Weaselboy gets his day in court.

The court-martial of First Lieutenant Ehren Watada began today.

As I suspected, his defence team is bound, bent and determined to turn his court-martial into a circus focused on the legality of the war in Iraq.

I wish I could say that I’m surprised, but I’m not. This whole sorry episode has stunk of orchestration from the get-go.

Rather than, you know, actually defending their client, Watada’s “defence” team seems determined to slap a “martyr” brand on his forehead.

The military judge informed Watada and his team that they could not debate the legality of the war in court.

So … the defense presents a laundry list of international and constitutional law experts as defence witnesses. Why law experts? So they can testify as to the legality of the war in Iraq.


The military judge flat out tells the defence that the question of the legality of the war in Iraq can not be answered in a military court.

This led to “heated exchanges” between the judge and the defence team.

Folks, I’ve seen a lot of trials, and when your attorney is arguing with the judge — your future is not so bright. Looks good on the news and to your fans, but I’m here to tell you that the court room belongs to the judge and he isn’t going to lose any arguments in there.

Oh, well. This is what Watada wants. More importantly, it’s what the Anti-War movements needs. They get a martyr to hyperventilate over — and who cares about a Dishonourable Discharge? It’s just the military.


See you in four years, Weaselboy.


Oh, hello!
Weekend reading

12 thoughts on “Weaselboy gets his day in court.”

  1. I hope he gets put away for a long, long time. He makes me ashamed for all of us, much like Pvt. Green and the idiots in the AG scandal.

    I will be an officer in about 18 months, and I will remember this, as a perfect example of what *not* to do.

  2. It’s a shame they can’t bust him down to the ranks. I’d love to see PFC Watada questioning the legality of burning shitters to a surly old first sergeant.

  3. Three people you don’t argue with,

    A judge.

    A Police Officer.

    The guy that fixes the brakes on your ambulance or cruiser.

  4. While I don’t agree with the Iraq war or the reasons we went there, this guy gets me steamed. Not for disagreeing with the war, but for bailing out on his men right before a deployment. If he’d had any honor, he would have resigned his commission as soon as he had this crisis of belief in the war. Then, as a silly-villian he could have protested to his hearts content.
    To train with your men for combat and then leave them with an unknown officer right before entering the theatre of operations IS JUST WRONG!

    I hope he enjoys confinement.

  5. Once you have given your WORD, you are obliged to keep it. Period.

    There is no dishonor in doing your duty according to the rules of engagement. If you disapprove of this war, then fill out your absentee ballot before you ship out. This is the only way to change things.

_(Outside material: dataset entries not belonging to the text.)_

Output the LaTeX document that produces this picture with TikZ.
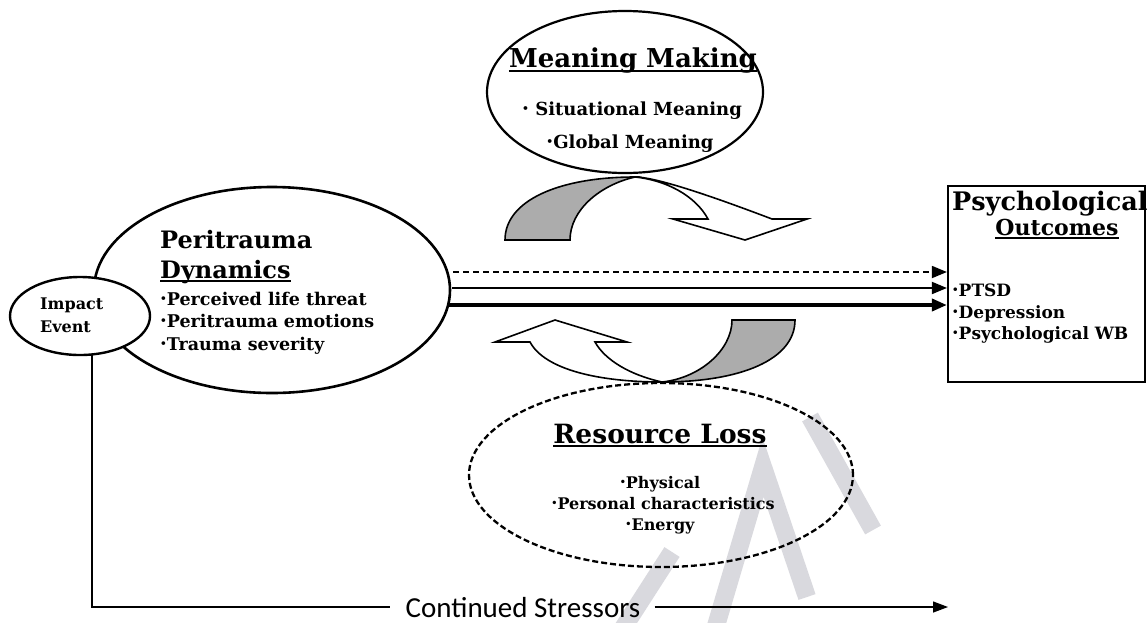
\documentclass[tikz,border=0pt]{standalone}
\usepackage{fontspec}
\usepackage{graphicx}
\setmainfont{DejaVu Serif}
\newfontfamily\calib{Carlito}
\usetikzlibrary{shapes.geometric,arrows.meta}
\definecolor{wm}{RGB}{217,217,222}
\definecolor{shade}{RGB}{172,172,172}
\newcommand\bul{\raisebox{0.25ex}{\scalebox{0.6}{\textbullet}}}
\newcommand\fs[1]{\fontsize{#1}{#1}\selectfont}
\begin{document}
\begin{tikzpicture}[x=1pt,y=-1pt,
  ell/.style={ellipse, draw, line width=2.2pt, fill=white, inner sep=0pt, outer sep=0pt},
  txt/.style={inner sep=0pt, font=\bfseries},
  uline/.style={line width=1.4pt},
  shaft/.style={line width=1.6pt, line join=miter},
  tip/.style={-{Triangle[length=15pt,width=12pt]}},
  wmark/.style={wm, line width=18pt}]
\useasboundingbox (0,0) rectangle (1147,622);
\fill[white] (0,0) rectangle (1147,622);
% watermark
\begin{scope}
\clip (0,0) rectangle (1147,622);
\draw[wmark] (618,636) -- (672,552);
\draw[wmark] (713,636) -- (763,467) -- (807,597);
\draw[wmark] (810,417) -- (873,530);
\end{scope}
% main shapes
\node[ell, line width=2.6pt, minimum width=356pt, minimum height=206pt] (peri) at (272,290) {};
\node[ell, line width=2.4pt, minimum width=140pt, minimum height=78pt] (impact) at (80,316) {};
\node[ell, minimum width=276pt, minimum height=162pt] (meaning) at (625,92) {};
\node[ell, fill=none, line width=2.3pt, dash pattern=on 6pt off 3pt, minimum width=384pt, minimum height=184pt] (resource) at (661,475) {};
\node[draw, line width=2.2pt, minimum width=197pt, minimum height=196pt, inner sep=0pt] (psych) at (1046.5,284) {};
% Impact Event
\node[txt, anchor=base west] (imp1) at (40,309) {\fs{16}Impact};
\node[txt, anchor=base west] (imp2) at (40,332) {\fs{16}Event};
% Peritrauma
\node[txt, anchor=base west] (p1) at (160,248) {\fs{24}Peritrauma};
\node[txt, anchor=base west] (p2) at (160,278) {\fs{24}Dynamics};
\draw[uline] ([yshift=-3pt]p2.base west) -- ([yshift=-3pt]p2.base east);
\node[txt, anchor=base west] (p3) at (160,305) {\fs{17.5}\bul Perceived life threat};
\node[txt, anchor=base west] (p4) at (160,327) {\fs{17.5}\bul Peritrauma emotions};
\node[txt, anchor=base west] (p5) at (160,350) {\fs{17.5}\bul Trauma severity};
% Meaning Making
\node[txt, anchor=base] (m1) at (633,67) {\fs{26}Meaning Making};
\draw[uline] ([yshift=-4pt]m1.base west) -- ([yshift=-4pt]m1.base east);
\node[txt, anchor=base] (m2) at (632,115) {\fs{18}\bul{} Situational Meaning};
\node[txt, anchor=base] (m3) at (630,148) {\fs{18}\bul Global Meaning};
% Resource Loss
\node[txt, anchor=base] (r1) at (660,443) {\fs{26.5}Resource Loss};
\draw[uline] ([yshift=-3pt]r1.base west) -- ([yshift=-3pt]r1.base east);
\node[txt, anchor=base] (r2) at (660,488) {\fs{16}\bul Physical};
\node[txt, anchor=base] (r3) at (663,509) {\fs{16}\bul Personal characteristics};
\node[txt, anchor=base] (r4) at (660,530) {\fs{16}\bul Energy};
% Psychological Outcomes
\node[txt, anchor=base west] (o1) at (952,210) {\fs{25.5}Psychological};
\node[txt, anchor=base] (o2) at (1057,235) {\fs{22}Outcomes};
\draw[uline] ([yshift=-3pt]o2.base west) -- ([yshift=-3pt]o2.base east);
\node[txt, anchor=base west] (o3) at (952,296) {\fs{17}\bul PTSD};
\node[txt, anchor=base west] (o4) at (952,318) {\fs{17}\bul Depression};
\node[txt, anchor=base west] (o5) at (952,339) {\fs{17}\bul Psychological WB};
% arrows to outcomes
\draw[tip, line width=1.8pt, dash pattern=on 6pt off 4pt] ([xshift=3pt,yshift=18pt]peri.east) -- ([yshift=12pt]psych.west);
\draw[tip, line width=1.9pt] ([xshift=2pt,yshift=2pt]peri.east) -- ([yshift=-4pt]psych.west);
\draw[tip, line width=3.6pt] ([xshift=-3pt,yshift=-15pt]peri.east) -- ([yshift=-21pt]psych.west);
% curved arrow (meaning making)
\draw[shaft, fill=shade] (505,240) .. controls (505,200) and (560,177) .. (635,177)
  .. controls (600,185) and (570,210) .. (570,240) -- cycle;
\draw[shaft, fill=white] (635,177) .. controls (660,177) and (735,205) .. (772,219)
  -- (807,219) -- (745,240) -- (673,219) -- (708,219)
  .. controls (695,195) and (665,180) .. (635,177) -- cycle;
% curved arrow (resource loss)
\draw[shaft, fill=shade] (732,320) -- (795,320) .. controls (795,360) and (740,382) .. (662,382)
  .. controls (700,378) and (732,350) .. (732,320) -- cycle;
\draw[shaft, fill=white] (662,382) .. controls (600,382) and (545,370) .. (530,342)
  -- (495,342) -- (555,320) -- (627,342) -- (595,342)
  .. controls (605,360) and (630,375) .. (662,382) -- cycle;
% continued stressors
\node[inner sep=0pt, anchor=base, font=\calib\fs{29}] (stress) at (523,617) {Continued Stressors};
\coordinate (send) at (948,607);
\draw[line width=1.3pt] ([xshift=12pt]impact.south) |- ([xshift=-15pt]stress.west |- send);
\draw[line width=1.3pt, -{Triangle[length=15pt,width=11pt]}] ([xshift=14pt]stress.east |- send) -- (send);
\end{tikzpicture}
\end{document}
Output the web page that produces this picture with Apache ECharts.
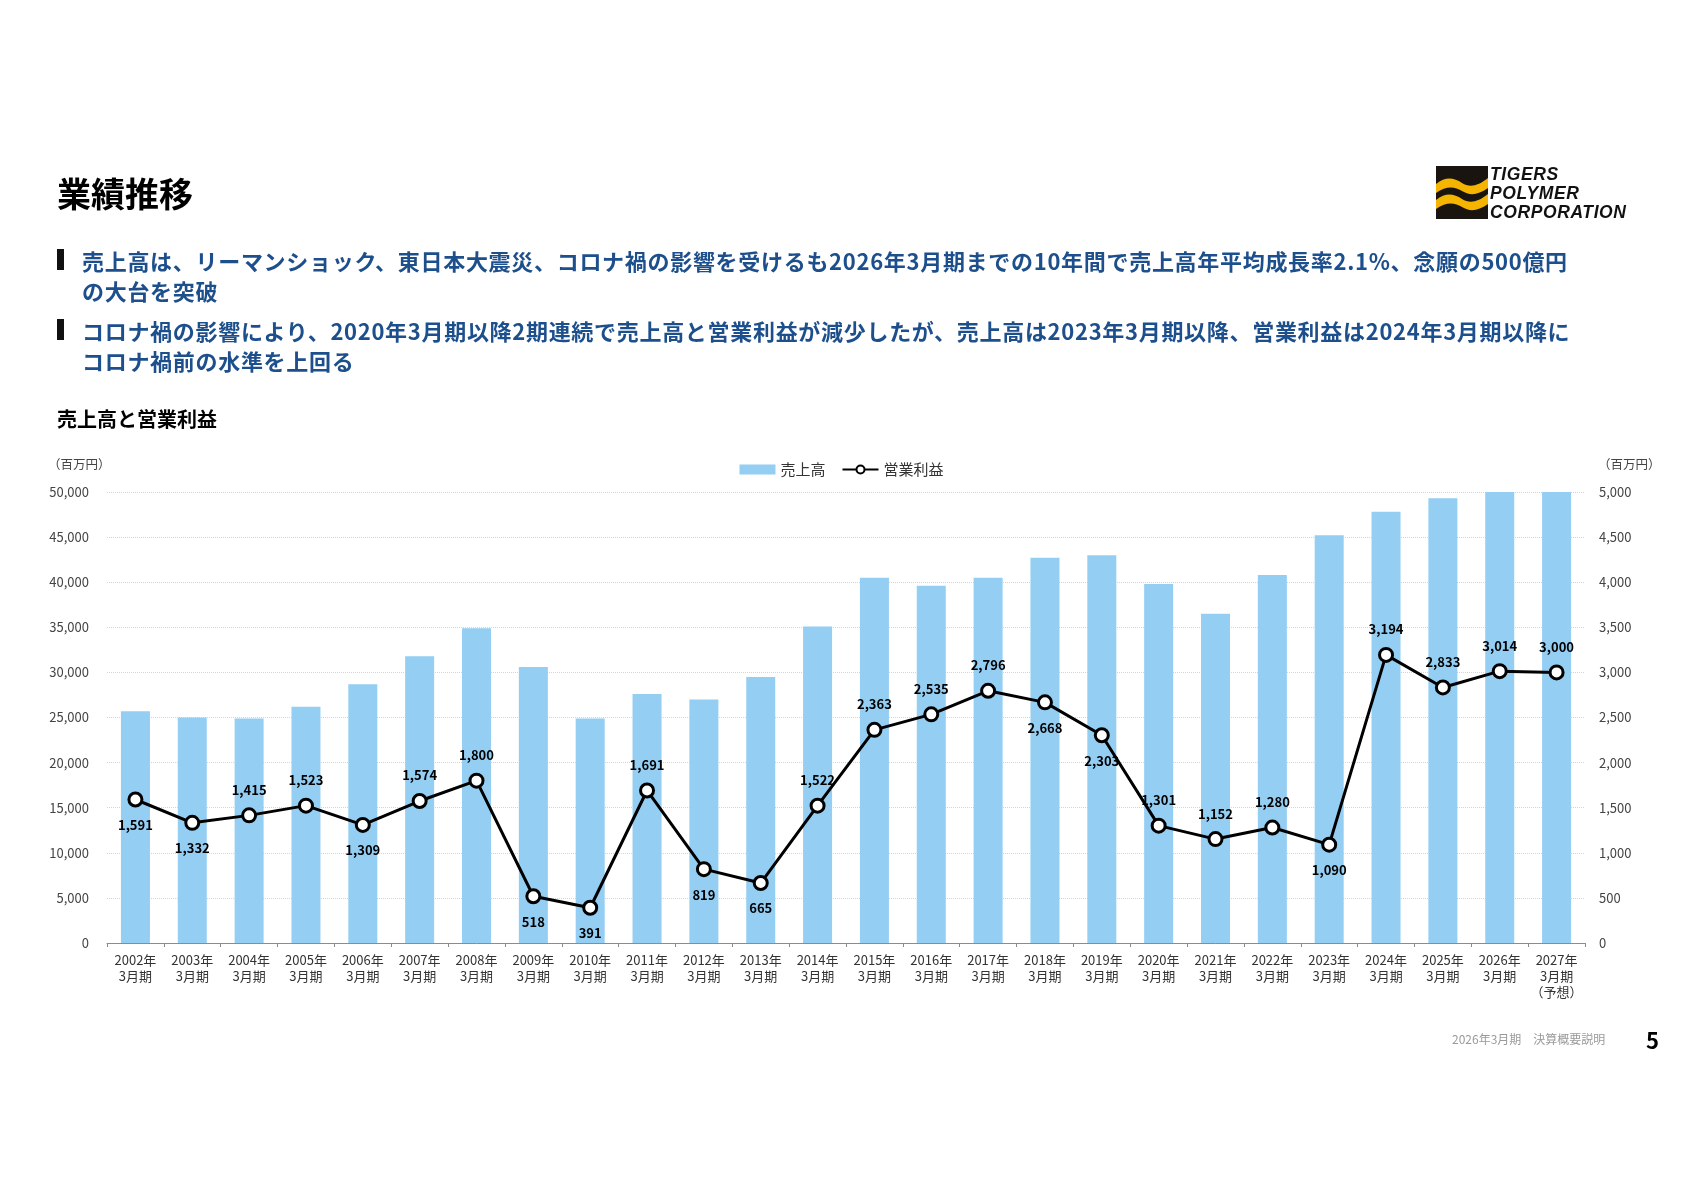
<!DOCTYPE html>
<html lang="ja">
<head>
<meta charset="utf-8">
<title>業績推移</title>
<script src="https://cdn.jsdelivr.net/npm/echarts@6/dist/echarts.min.js"></script>
<style>
  html, body { margin:0; padding:0; background:#fff; }
  body { width:1683px; height:1190px; position:relative; overflow:hidden;
         font-family:"Noto Sans CJK JP","Noto Sans",sans-serif; }
  #chart { position:absolute; left:0; top:0; width:1683px; height:1190px; }
  .ov { position:absolute; white-space:nowrap; pointer-events:none; }
  .title { left:57px; top:170px; font-size:34px; font-weight:700; color:#000; line-height:46px; }
  .bullet { left:82px; font-size:22px; font-weight:700; color:#1d4f8c; line-height:30px; letter-spacing:0.7px; }
  .mark { position:absolute; left:57px; width:7px; height:21px; background:#111; }
  .sub { left:57px; top:405px; font-size:20px; font-weight:700; color:#000; line-height:28px; }
  .unit { top:455px; font-size:12.5px; color:#444; line-height:18px; }
  .foot { left:1452px; top:1031px; font-size:12px; color:#9a9a9a; line-height:16px; }
  .page { left:1646px; top:1025px; font-size:22px; font-weight:700; color:#000; line-height:28px; }
  .logo { left:1436px; top:164px; }
  .logotxt { left:1490px; font-family:"Liberation Sans",Arial,sans-serif; font-weight:900; font-style:italic;
             font-size:17.5px; color:#111; line-height:19px; letter-spacing:0.6px; }
</style>
</head>
<body>
<div id="chart"></div>

<div class="ov title">業績推移</div>

<svg class="ov logo" width="52" height="56" viewBox="0 0 52 56">
  <rect x="0" y="2" width="52" height="53" fill="#1a1410"/>
  <path d="M0,20 C10,12 18,14 26,19 C34,24 42,22 52,14 L52,24 C42,31 34,32 26,27 C18,22 10,22 0,29 Z" fill="#f4b400"/>
  <path d="M0,36 C10,28 18,30 26,35 C34,40 42,38 52,30 L52,40 C42,47 34,48 26,43 C18,38 10,38 0,45 Z" fill="#f4b400"/>
</svg>
<div class="ov logotxt" style="top:165px">TIGERS</div>
<div class="ov logotxt" style="top:184px">POLYMER</div>
<div class="ov logotxt" style="top:203px">CORPORATION</div>

<div class="mark" style="top:249px"></div>
<div class="ov bullet" style="top:245px">売上高は、リーマンショック、東日本大震災、コロナ禍の影響を受けるも2026年3月期までの10年間で売上高年平均成長率2.1%、念願の500億円<br>の大台を突破</div>
<div class="mark" style="top:319px"></div>
<div class="ov bullet" style="top:315px">コロナ禍の影響により、2020年3月期以降2期連続で売上高と営業利益が減少したが、売上高は2023年3月期以降、営業利益は2024年3月期以降に<br>コロナ禍前の水準を上回る</div>

<div class="ov sub">売上高と営業利益</div>
<div class="ov unit" style="left:48px">（百万円）</div>
<div class="ov unit" style="left:1598px">（百万円）</div>

<div class="ov foot">2026年3月期　決算概要説明</div>
<div class="ov page">5</div>

<script>
// ---- data ----
const categories = [
  '2002年\n3月期','2003年\n3月期','2004年\n3月期','2005年\n3月期','2006年\n3月期',
  '2007年\n3月期','2008年\n3月期','2009年\n3月期','2010年\n3月期','2011年\n3月期',
  '2012年\n3月期','2013年\n3月期','2014年\n3月期','2015年\n3月期','2016年\n3月期',
  '2017年\n3月期','2018年\n3月期','2019年\n3月期','2020年\n3月期','2021年\n3月期',
  '2022年\n3月期','2023年\n3月期','2024年\n3月期','2025年\n3月期','2026年\n3月期',
  '2027年\n3月期\n（予想）'
];
const salesValues = [
  25700, 25000, 24900, 26200, 28700, 31800, 34900, 30600, 24900, 27600,
  27000, 29500, 35100, 40500, 39600, 40500, 42700, 43000, 39800, 36500,
  40800, 45200, 47800, 49300, 50000, 50000
];
const operatingIncome = [
  1591, 1332, 1415, 1523, 1309, 1574, 1800, 518, 391, 1691,
  819, 665, 1522, 2363, 2535, 2796, 2668, 2303, 1301, 1152,
  1280, 1090, 3194, 2833, 3014, 3000
];
const leftTicks = { min: 0, max: 50000, interval: 5000 };
const rightTicks = { min: 0, max: 5000, interval: 500 };
// label placement of the operating-income values (true = below the point)
const labelBelow = [
  true, true, false, false, true, false, false, true, true, false,
  true, true, false, false, false, false, true, true, false, false,
  false, true, false, false, false, false
];
const seriesNames = ['売上高', '営業利益'];

// ---- chart ----
const chart = echarts.init(document.getElementById('chart'), null, { renderer: 'canvas' });
const FONT = '"Noto Sans CJK JP","Noto Sans",sans-serif';
const fmt = v => v.toLocaleString('en-US');

chart.setOption({
  animation: false,
  textStyle: { fontFamily: FONT },
  grid: { left: 107, right: 98, top: 492, bottom: 247, containLabel: false },
  legend: {
    top: 457,
    left: 'center',
    itemGap: 16,
    itemWidth: 36,
    itemHeight: 10,
    textStyle: { fontSize: 15, color: '#333', fontFamily: FONT },
    data: [
      { name: seriesNames[0], icon: 'rect' },
      { name: seriesNames[1] }
    ]
  },
  xAxis: {
    type: 'category',
    data: categories,
    boundaryGap: true,
    axisLine: { lineStyle: { color: '#8c8c8c', width: 1 } },
    axisTick: { show: true, length: 4, alignWithLabel: false, lineStyle: { color: '#8c8c8c' } },
    axisLabel: { interval: 0, color: '#333', fontSize: 13, lineHeight: 16, margin: 9, fontFamily: FONT }
  },
  yAxis: [
    {
      type: 'value', min: leftTicks.min, max: leftTicks.max, interval: leftTicks.interval,
      axisLine: { show: false }, axisTick: { show: false },
      axisLabel: { color: '#444', fontSize: 13, margin: 18, formatter: fmt, fontFamily: FONT },
      splitLine: { show: true, lineStyle: { color: '#d4d4d4', type: 'dotted', width: 1 } }
    },
    {
      type: 'value', min: rightTicks.min, max: rightTicks.max, interval: rightTicks.interval,
      axisLine: { show: false }, axisTick: { show: false },
      axisLabel: { color: '#444', fontSize: 13, margin: 14, formatter: fmt, fontFamily: FONT },
      splitLine: { show: false }
    }
  ],
  series: [
    {
      name: seriesNames[0],
      type: 'bar',
      yAxisIndex: 0,
      data: salesValues,
      barWidth: 29,
      itemStyle: { color: '#94cef3' },
      z: 1
    },
    {
      name: seriesNames[1],
      type: 'line',
      yAxisIndex: 1,
      data: operatingIncome.map((v, i) => ({
        value: v,
        label: { position: labelBelow[i] ? 'bottom' : 'top' }
      })),
      symbol: 'circle',
      symbolSize: 13,
      lineStyle: { color: '#000', width: 3 },
      itemStyle: { color: '#fff', borderColor: '#000', borderWidth: 3 },
      label: {
        show: true, distance: 11, color: '#000', fontSize: 13, fontWeight: 'bold',
        fontFamily: FONT, formatter: p => fmt(p.value)
      },
      z: 3
    }
  ]
});
</script>
</body>
</html>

    Of course, you could come back with Osama’s head on a stick & plant it at the WTC memorial site.

    That should end the War in short order.

  6. Anon 9:30AM there are a lot of indications that he signed up with this sort of thing in mind.

    Here in Kansas City the radio station I listen to had a short discussion of the subject. Let’s just say that he does not appear to have many supporters here.

  7. I know nothing about the person in question, but I *do* know that a Dishonorable discharge from the military is essentially a “lite felony”.

    Folks with dishonorable discharges cannot buy nor own firearms, at least not according to our modern-day interpretation of the “living Constitution”. :O~

  8. Allan Cole, here. Thanks for your kind comments about Sten, LawDog. There’s sample chapters of all the Sten books on my homepage, (www.acole.com) including a little Emperor’s Cookbook my wife put together at the request of many fans. Chris died in 2005, on a July 4, appropriately enough. He’d been suffering from a lung ailment that a lot of guys picked up back in Vietnam. Although the VA denies any responsibility, of course. Anyway, keep up the good work and do check out the Sten pages. The books have been republished by a U.K. company and the royalties will be most welcome in his widow’s coffers, I assure you. Stregg Forever… Allan Cole

  9. I’m glad to see from a later posting that it looks like this weasel is going to do a little hard time after all.

    I just wanted to toss something in about his lawyers trying to use arguments about the propriety of the war as part of their defense: It’s a sign of a very weak case. Consider the following proverb among lawyers: “If your case is weak on the law, pound on the facts. If your case is weak on the facts, pound on the table.”